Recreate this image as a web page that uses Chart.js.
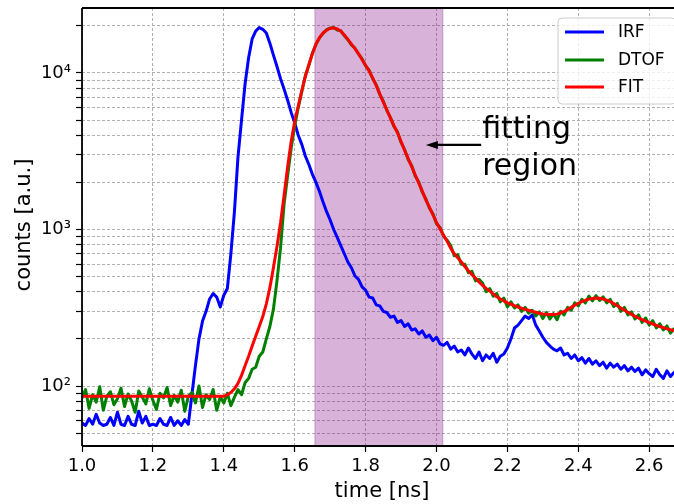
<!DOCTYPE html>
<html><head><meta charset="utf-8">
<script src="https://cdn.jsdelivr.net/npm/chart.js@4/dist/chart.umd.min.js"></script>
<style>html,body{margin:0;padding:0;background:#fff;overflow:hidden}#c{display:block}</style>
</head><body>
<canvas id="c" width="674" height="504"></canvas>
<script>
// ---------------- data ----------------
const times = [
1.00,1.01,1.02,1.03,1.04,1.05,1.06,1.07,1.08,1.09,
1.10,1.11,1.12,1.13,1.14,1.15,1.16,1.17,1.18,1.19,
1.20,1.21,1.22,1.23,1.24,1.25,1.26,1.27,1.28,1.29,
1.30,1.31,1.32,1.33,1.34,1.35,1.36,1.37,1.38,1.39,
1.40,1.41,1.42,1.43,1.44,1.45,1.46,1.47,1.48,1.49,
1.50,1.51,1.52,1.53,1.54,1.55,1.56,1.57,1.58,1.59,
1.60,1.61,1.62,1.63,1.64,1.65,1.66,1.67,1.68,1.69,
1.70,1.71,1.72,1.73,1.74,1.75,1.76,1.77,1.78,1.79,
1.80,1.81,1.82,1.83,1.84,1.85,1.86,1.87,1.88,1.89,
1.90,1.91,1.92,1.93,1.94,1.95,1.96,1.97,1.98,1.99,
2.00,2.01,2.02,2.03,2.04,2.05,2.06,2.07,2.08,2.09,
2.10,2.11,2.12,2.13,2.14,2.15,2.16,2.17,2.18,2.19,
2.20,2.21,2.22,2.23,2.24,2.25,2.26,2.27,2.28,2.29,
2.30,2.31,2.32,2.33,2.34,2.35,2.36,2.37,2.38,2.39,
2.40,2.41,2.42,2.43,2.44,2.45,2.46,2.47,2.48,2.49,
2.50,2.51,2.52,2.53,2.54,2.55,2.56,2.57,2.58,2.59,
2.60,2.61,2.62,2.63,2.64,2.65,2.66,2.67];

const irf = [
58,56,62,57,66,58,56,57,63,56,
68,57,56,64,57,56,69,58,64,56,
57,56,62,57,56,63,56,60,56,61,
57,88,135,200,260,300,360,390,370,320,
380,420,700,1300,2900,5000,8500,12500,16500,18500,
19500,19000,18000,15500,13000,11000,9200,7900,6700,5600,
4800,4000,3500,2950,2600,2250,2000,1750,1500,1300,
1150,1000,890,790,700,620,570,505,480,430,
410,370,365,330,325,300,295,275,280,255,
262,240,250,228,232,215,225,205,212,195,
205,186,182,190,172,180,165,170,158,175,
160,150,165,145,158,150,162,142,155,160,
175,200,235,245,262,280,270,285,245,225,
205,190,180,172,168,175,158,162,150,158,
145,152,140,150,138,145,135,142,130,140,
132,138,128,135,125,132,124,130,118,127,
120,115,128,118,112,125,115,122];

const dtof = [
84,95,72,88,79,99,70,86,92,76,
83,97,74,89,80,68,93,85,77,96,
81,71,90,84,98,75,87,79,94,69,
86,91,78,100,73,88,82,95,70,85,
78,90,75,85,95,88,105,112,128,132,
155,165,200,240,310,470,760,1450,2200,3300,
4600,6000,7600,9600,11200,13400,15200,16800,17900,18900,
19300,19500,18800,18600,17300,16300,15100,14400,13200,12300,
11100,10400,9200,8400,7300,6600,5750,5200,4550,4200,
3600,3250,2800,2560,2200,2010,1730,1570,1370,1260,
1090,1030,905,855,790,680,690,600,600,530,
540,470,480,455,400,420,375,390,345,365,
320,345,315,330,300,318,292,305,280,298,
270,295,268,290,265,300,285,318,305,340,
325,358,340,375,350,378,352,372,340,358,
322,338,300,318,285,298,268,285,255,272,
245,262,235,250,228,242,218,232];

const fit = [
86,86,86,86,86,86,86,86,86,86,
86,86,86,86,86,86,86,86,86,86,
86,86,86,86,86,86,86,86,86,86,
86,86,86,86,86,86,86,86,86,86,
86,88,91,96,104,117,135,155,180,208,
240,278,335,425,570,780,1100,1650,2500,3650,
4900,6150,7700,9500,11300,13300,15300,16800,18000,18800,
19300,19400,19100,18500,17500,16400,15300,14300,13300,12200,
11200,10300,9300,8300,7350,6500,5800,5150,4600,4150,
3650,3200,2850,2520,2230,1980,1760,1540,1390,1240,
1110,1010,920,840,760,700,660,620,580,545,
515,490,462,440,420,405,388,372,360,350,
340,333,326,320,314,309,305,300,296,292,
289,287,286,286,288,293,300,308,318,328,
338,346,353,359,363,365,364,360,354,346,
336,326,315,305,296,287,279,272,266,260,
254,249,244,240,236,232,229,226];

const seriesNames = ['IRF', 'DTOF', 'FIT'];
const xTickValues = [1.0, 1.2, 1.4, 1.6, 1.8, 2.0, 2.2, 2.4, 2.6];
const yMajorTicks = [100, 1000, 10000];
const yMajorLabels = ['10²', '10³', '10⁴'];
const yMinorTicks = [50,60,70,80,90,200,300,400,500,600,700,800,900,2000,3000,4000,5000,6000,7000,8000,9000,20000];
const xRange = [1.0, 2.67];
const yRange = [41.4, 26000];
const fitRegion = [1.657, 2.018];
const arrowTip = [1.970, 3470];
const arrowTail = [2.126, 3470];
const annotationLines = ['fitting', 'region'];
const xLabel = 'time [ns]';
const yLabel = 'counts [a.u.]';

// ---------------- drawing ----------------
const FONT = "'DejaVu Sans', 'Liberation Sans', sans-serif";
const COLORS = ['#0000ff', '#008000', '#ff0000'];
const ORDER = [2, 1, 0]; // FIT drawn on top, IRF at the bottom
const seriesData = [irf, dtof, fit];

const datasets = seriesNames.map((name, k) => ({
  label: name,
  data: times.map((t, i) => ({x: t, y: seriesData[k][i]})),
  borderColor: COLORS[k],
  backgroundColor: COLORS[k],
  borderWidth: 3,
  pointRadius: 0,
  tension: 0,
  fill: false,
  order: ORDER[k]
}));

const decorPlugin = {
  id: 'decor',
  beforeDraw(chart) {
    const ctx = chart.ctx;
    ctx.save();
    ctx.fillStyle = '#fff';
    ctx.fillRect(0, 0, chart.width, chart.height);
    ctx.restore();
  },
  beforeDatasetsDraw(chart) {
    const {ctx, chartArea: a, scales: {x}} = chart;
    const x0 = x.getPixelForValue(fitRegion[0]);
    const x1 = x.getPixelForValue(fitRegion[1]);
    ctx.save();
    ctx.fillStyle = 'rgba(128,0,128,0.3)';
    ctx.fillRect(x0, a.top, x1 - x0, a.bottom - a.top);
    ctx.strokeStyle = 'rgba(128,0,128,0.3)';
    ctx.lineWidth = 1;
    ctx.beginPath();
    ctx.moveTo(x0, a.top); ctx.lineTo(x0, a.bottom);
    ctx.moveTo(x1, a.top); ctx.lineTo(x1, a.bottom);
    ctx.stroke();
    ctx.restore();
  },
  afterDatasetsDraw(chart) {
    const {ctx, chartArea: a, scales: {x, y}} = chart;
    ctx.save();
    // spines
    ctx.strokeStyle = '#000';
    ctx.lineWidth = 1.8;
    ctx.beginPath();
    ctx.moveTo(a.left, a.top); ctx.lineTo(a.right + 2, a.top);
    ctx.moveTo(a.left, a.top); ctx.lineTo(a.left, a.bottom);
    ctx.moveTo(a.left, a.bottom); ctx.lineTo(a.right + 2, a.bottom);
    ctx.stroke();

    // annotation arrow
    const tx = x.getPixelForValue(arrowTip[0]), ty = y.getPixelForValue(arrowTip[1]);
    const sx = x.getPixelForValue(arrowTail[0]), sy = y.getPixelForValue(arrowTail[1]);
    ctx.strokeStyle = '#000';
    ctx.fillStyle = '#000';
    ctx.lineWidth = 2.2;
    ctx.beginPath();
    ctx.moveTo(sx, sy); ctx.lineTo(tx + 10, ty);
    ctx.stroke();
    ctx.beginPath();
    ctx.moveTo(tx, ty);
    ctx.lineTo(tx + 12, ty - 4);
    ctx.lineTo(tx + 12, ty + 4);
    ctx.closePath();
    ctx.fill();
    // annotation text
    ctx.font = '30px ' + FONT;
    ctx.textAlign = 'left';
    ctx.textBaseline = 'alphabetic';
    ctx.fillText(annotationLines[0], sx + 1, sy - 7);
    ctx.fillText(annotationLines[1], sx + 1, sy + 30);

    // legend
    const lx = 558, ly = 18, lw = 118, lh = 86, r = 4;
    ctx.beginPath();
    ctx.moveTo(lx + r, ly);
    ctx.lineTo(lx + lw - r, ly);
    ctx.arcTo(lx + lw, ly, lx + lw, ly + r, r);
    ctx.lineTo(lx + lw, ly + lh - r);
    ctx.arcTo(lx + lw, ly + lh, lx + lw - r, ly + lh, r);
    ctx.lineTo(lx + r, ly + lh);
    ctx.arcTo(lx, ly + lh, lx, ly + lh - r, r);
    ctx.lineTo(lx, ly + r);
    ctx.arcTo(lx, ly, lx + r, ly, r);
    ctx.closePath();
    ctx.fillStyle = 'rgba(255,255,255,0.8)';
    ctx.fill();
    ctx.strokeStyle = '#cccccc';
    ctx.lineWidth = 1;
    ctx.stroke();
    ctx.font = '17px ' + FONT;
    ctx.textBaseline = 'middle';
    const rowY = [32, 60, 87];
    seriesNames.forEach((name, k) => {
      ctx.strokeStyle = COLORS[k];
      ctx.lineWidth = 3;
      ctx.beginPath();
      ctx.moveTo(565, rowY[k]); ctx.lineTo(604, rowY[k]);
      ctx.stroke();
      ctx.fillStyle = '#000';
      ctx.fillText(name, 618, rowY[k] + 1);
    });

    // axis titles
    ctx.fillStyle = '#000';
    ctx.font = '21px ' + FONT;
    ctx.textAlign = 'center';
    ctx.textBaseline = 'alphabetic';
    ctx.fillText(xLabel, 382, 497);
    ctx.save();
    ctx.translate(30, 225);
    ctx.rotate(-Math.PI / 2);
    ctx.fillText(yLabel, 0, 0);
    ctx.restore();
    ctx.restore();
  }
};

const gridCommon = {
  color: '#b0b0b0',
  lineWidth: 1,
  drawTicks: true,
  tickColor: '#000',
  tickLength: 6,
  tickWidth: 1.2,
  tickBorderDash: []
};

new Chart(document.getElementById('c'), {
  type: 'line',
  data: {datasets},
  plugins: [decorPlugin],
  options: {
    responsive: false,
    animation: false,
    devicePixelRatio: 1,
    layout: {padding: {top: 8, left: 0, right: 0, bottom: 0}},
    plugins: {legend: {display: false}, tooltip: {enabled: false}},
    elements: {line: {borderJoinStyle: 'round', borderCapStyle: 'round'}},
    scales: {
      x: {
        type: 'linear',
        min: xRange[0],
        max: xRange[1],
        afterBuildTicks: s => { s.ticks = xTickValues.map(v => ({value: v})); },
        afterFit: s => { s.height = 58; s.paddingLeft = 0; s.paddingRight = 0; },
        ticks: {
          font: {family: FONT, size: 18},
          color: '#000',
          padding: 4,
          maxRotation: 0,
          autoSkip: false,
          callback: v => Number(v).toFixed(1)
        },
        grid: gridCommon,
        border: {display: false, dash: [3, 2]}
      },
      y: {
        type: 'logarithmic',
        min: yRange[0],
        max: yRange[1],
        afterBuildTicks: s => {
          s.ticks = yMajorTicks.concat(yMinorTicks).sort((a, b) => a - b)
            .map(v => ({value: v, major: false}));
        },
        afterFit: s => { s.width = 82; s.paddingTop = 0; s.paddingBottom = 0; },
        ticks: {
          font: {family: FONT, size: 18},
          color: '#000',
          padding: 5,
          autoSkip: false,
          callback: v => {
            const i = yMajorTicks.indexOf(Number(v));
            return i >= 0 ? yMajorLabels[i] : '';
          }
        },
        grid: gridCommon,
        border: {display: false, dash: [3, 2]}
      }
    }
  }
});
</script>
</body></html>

● ● ● ●

» **What to produce**
Give again, word for word, every line from the top of the data through the line with "120,115,128,118,112,125,115,122];", both ends included, and exclude the pictures.

» **Expected answer**
Recreate this image as a web page that uses Chart.js.
<!DOCTYPE html>
<html><head><meta charset="utf-8">
<script src="https://cdn.jsdelivr.net/npm/chart.js@4/dist/chart.umd.min.js"></script>
<style>html,body{margin:0;padding:0;background:#fff;overflow:hidden}#c{display:block}</style>
</head><body>
<canvas id="c" width="674" height="504"></canvas>
<script>
// ---------------- data ----------------
const times = [
1.00,1.01,1.02,1.03,1.04,1.05,1.06,1.07,1.08,1.09,
1.10,1.11,1.12,1.13,1.14,1.15,1.16,1.17,1.18,1.19,
1.20,1.21,1.22,1.23,1.24,1.25,1.26,1.27,1.28,1.29,
1.30,1.31,1.32,1.33,1.34,1.35,1.36,1.37,1.38,1.39,
1.40,1.41,1.42,1.43,1.44,1.45,1.46,1.47,1.48,1.49,
1.50,1.51,1.52,1.53,1.54,1.55,1.56,1.57,1.58,1.59,
1.60,1.61,1.62,1.63,1.64,1.65,1.66,1.67,1.68,1.69,
1.70,1.71,1.72,1.73,1.74,1.75,1.76,1.77,1.78,1.79,
1.80,1.81,1.82,1.83,1.84,1.85,1.86,1.87,1.88,1.89,
1.90,1.91,1.92,1.93,1.94,1.95,1.96,1.97,1.98,1.99,
2.00,2.01,2.02,2.03,2.04,2.05,2.06,2.07,2.08,2.09,
2.10,2.11,2.12,2.13,2.14,2.15,2.16,2.17,2.18,2.19,
2.20,2.21,2.22,2.23,2.24,2.25,2.26,2.27,2.28,2.29,
2.30,2.31,2.32,2.33,2.34,2.35,2.36,2.37,2.38,2.39,
2.40,2.41,2.42,2.43,2.44,2.45,2.46,2.47,2.48,2.49,
2.50,2.51,2.52,2.53,2.54,2.55,2.56,2.57,2.58,2.59,
2.60,2.61,2.62,2.63,2.64,2.65,2.66,2.67];

const irf = [
58,56,62,57,66,58,56,57,63,56,
68,57,56,64,57,56,69,58,64,56,
57,56,62,57,56,63,56,60,56,61,
57,88,135,200,260,300,360,390,370,320,
380,420,700,1300,2900,5000,8500,12500,16500,18500,
19500,19000,18000,15500,13000,11000,9200,7900,6700,5600,
4800,4000,3500,2950,2600,2250,2000,1750,1500,1300,
1150,1000,890,790,700,620,570,505,480,430,
410,370,365,330,325,300,295,275,280,255,
262,240,250,228,232,215,225,205,212,195,
205,186,182,190,172,180,165,170,158,175,
160,150,165,145,158,150,162,142,155,160,
175,200,235,245,262,280,270,285,245,225,
205,190,180,172,168,175,158,162,150,158,
145,152,140,150,138,145,135,142,130,140,
132,138,128,135,125,132,124,130,118,127,
120,115,128,118,112,125,115,122];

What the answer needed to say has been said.